Die Debatte ist wichtig und interessant. Man wird allerdings zu berücksichtigen haben, dass konservative Stimmen wie die Frank Schirrmachers naturgemäß zunächst die Oberhand behalten werden und die Deutungshoheit für sich beanspruchen. Das ist der menschlichen Neigung zum Kulturpessimismus geschuldet, die Karl Valentin mit dem Satz „Früher war sogar die Zukunft besser“ trefflich umschrieben hat.

Dass das Internet das Denken der Menschen verändert, ist dabei vielleicht gar nicht mehr die zentrale Frage. Das menschliche Denken hinkt der technologischen Entwicklung allerdings deutlich hinterher. Wer deshalb mit Schirrmacher glaubt, dass der Mensch dem Internet und seiner Dynamik generell nicht gewachsen wäre, der unterschätzt möglicherweise die menschliche Fähigkeit zur Veränderung und Weiterentwicklung. Schirrmacher ist einer, der derzeit viele Bücher verkauft, weil er den Zeitgeist getroffen hat. Als Vordenker wird er mit seinen vielfach rückwärtsgewandten Thesen deshalb wohl kaum in die Geschichte eingehen. Er liefert dennoch einige wichtige Denkanstöße. Mit seiner Forderung nach einem notwendigen Bildungswandel, weg vom Wissenslernen, hin zu einem „informellen Lernen“, beschreibt Schirrmacher eine der großen Herausforderungen dieser Wissens- und Bildungsgesellschaft.

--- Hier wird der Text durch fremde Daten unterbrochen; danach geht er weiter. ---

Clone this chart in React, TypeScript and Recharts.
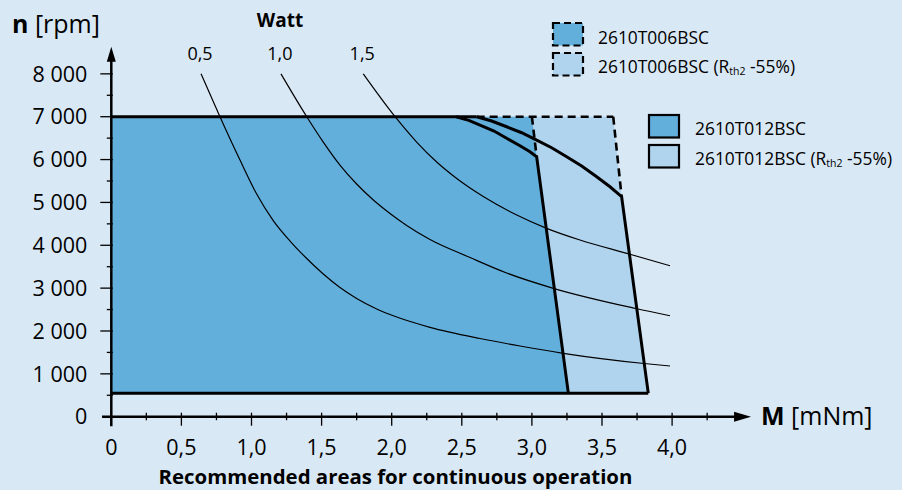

Wenn das Grundprinzip des Netzes, das in der Verlinkung von Informationen und Inhalten besteht, sich auch als Bildungsprinzip durchsetzen könnte, wäre bereits viel gewonnen. Denn gerade das Erlernen eines verknüpfenden, strukturierenden Denkens stellt neben der Fähigkeit Informationen zu filtern und zu bewerten, das maßgebliche Rüstzeug dar, um sich in der Informationsgesellschaft behaupten zu können. Ob staatliche Bildungsvorgaben wie der Bologna-Prozess, der auf eine stärkere Verschulung des Hochschulwesens setzt, dem nicht eher im Weg stehen, muss kritisch hinterfragt werden.

posted by Stadler at 12:25  

Keine Kommentare

  1. es fuehrt dazu das man normales suchen nach literatur in bibliotheken ohne volltextsuche unertraeglich findet. Und bitte mehr open access journals … Ueber die Uni hat man dann zwar Zugang zu immerhin einigem an Material, aber viel zu oft kommt so was wie "To access this article you need to be subscribed to so and so, for a one day access pass you can pay 32 $ now …"

    Comment by step21 — 10.01, 2010 @ 13:08

  2. Wenn ich diesen Sascha Lobo schon immer sehe.